For a relatively short period, the family had one practising supporter of Jozef S.’s club. My eldest brother had joined the CPN as a member. I can no longer ascertain how long that lasted – he has passed away – but it must have been between five and ten years. He was trying to fulfil his father’s wish. However, for a number of reasons, the party had no need for him. Perhaps he knew too much about certain events that had taken place during the war. When I realised that I was being thwarted, I stopped,’ he told me in the last phase of his life. Another factor may have been that Dieters and Jansen were no longer mentioned soon after the war as a result of the statements they had made in 1943 before and during their trial. They had been removed, as it were, from the party’s list of people who were cited as examples of the resistance.
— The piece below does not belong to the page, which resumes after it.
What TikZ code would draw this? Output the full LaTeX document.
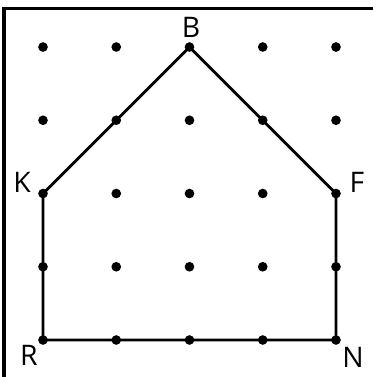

*It should be noted that my eldest brother’s widow initially objected to the mention of his activities with the CPN in the website version of this story. She believed it could cause problems for his children. Moreover, she claimed it was not true. She knew nothing about his membership of the CPN, nor had the subject ever been discussed in their family.
She never mentioned it again.

As for myself, I can still clearly remember the first few months after the liberation, when Karelsen’s boys wanted to tell everyone about our resistance activities and the role my father had played in them. They didn’t really score any points with that. The Nieuwe Zuid at that time had few supporters of the red religion, and so I even heard the curse ” ” (damn the communists) that they should have killed us all. And that while I just wanted to live a normal life.
The absence of a father also played a role in this, of course. My mother’s temporary relationships could hardly compensate for that. I think that’s why I locked away my family’s experiences during the war and my father’s execution in a closed box. I felt no need to talk about it with friends and acquaintances. That only changed many years later.
More importantly, I gradually realised what I had missed as a child when I became a father of three sons myself. I had never had a father who played football with me, who stood on the sidelines during matches to cheer me on. Who inspired me in my hobbies, who gave me a good telling-off when necessary.

My father’s farewell letters

While writing this story, I finally found some comfort in my father’s farewell letter. It was written in pencil on thin paper, as if it had been written in a hurry at the last minute.
In it, he writes that we had a happy time during the occupation years thanks to the help of friends, with Auntie in particular coming to mind. I have printed the relevant part of the letter below. By Auntie, he meant Auntie Mieke, of course.
As matter-of-fact as I try to be when looking back on that period, I still get emotional every time I read that letter.
I have included the complete letters at the end of Chapter 6, My Father’s Century.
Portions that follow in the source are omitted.